======== Supplied records
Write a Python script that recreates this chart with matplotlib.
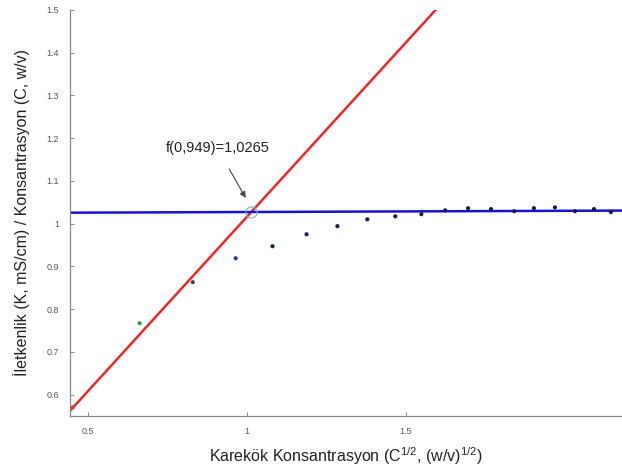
import numpy as np
import matplotlib
matplotlib.use("Agg")
import matplotlib.pyplot as plt

plt.rcParams['font.family'] = ['Liberation Sans', 'DejaVu Sans']
plt.rcParams['mathtext.fontset'] = 'custom'
plt.rcParams['mathtext.rm'] = 'Liberation Sans'

# measured points: sqrt(C) vs K/C
x = [0.453, 0.663, 0.830, 0.965, 1.081, 1.188, 1.285, 1.379, 1.467, 1.549,
     1.624, 1.696, 1.768, 1.841, 1.903, 1.969, 2.032, 2.092, 2.145]
y = [0.570, 0.767, 0.863, 0.919, 0.947, 0.975, 0.994, 1.010, 1.017, 1.022,
     1.031, 1.036, 1.034, 1.029, 1.036, 1.038, 1.029, 1.034, 1.027]
pt_colors = ['#d04040', '#3a9a3a', '#404040', '#2838a8'] + ['#1c1c48'] * 15

# fitted lines (end points)
red_x = [0.444, 1.594]
red_y = [0.562, 1.5]
blue_x = [0.444, 2.2]
blue_y = [1.0255, 1.0305]

cross_x, cross_y = 1.0125, 1.027
label = "f(0,949)=1,0265"

fig = plt.figure(figsize=(6.22, 4.70), dpi=100)
ax = fig.add_axes([0.1125, 0.115, 0.8875, 0.864])

ax.plot(red_x, red_y, color='#e8282a', lw=1.8, zorder=2)
ax.plot(blue_x, blue_y, color='#1414d2', lw=1.8, zorder=2)
ax.scatter(x, y, s=9, c=pt_colors, zorder=3, linewidths=0)
ax.plot(cross_x, cross_y, 'o', ms=8, mfc='none', mec='#7fb0c0', mew=0.8, zorder=4)

ax.annotate(label, xy=(cross_x - 0.016, cross_y + 0.033), xytext=(0.908, 1.176),
            fontsize=10.5, ha='center', va='center', color='#222222',
            arrowprops=dict(arrowstyle='-|>', color='#444444', lw=0.8,
                            mutation_scale=9, shrinkA=9, shrinkB=0))

ax.set_xlim(0.444, 2.18)
ax.set_ylim(0.55, 1.5)
ax.set_xticks([0.5, 1, 1.5])
ax.set_xticklabels(['0.5', '1', '1.5'])
ax.set_yticks([0.6, 0.7, 0.8, 0.9, 1.0, 1.1, 1.2, 1.3, 1.4, 1.5])
ax.set_yticklabels(['0.6', '0.7', '0.8', '0.9', '1', '1.1', '1.2', '1.3', '1.4', '1.5'])
ax.tick_params(direction='in', length=3, width=0.6, colors='#777777',
               labelsize=6.5, labelcolor='#555555', pad=8)
for s in ['top', 'right']:
    ax.spines[s].set_visible(False)
for s in ['left', 'bottom']:
    ax.spines[s].set_color('#888888')
    ax.spines[s].set_linewidth(0.9)

ax.set_ylabel("İletkenlik (K, mS/cm) / Konsantrasyon (C, w/v)", fontsize=11.5,
              color='#222222', labelpad=12)
ax.set_xlabel("Karekök Konsantrasyon (C$^{1/2}$, (w/v)$^{1/2}$)", fontsize=11.5,
              color='#222222', labelpad=7)

fig.savefig("out.png", dpi=100)
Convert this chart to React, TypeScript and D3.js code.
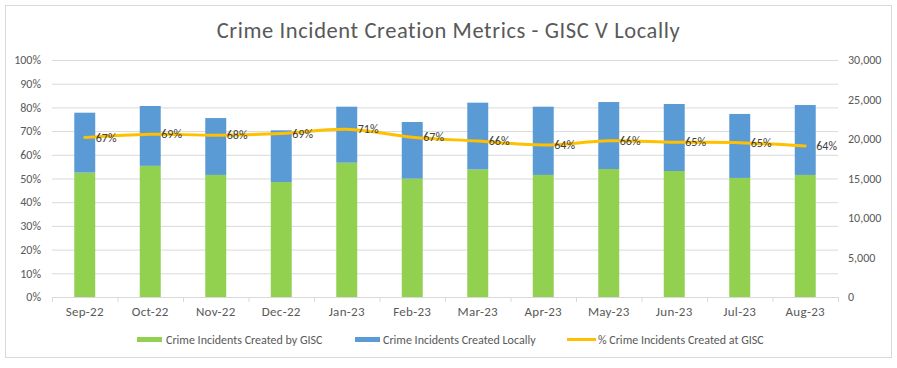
================
-- Work to complete --
Transcribe exactly, with no pictures, the lines running from the first line of the material through the line holding "plt.rcParams['mathtext.rm'] = 'Liberation".

-- Exercise answer --
Write a Python script that recreates this chart with matplotlib.
import numpy as np
import matplotlib
matplotlib.use("Agg")
import matplotlib.pyplot as plt

plt.rcParams['font.family'] = ['Liberation Sans', 'DejaVu Sans']
plt.rcParams['mathtext.fontset'] = 'custom'
plt.rcParams['mathtext.rm'] = 'Liberation Sans'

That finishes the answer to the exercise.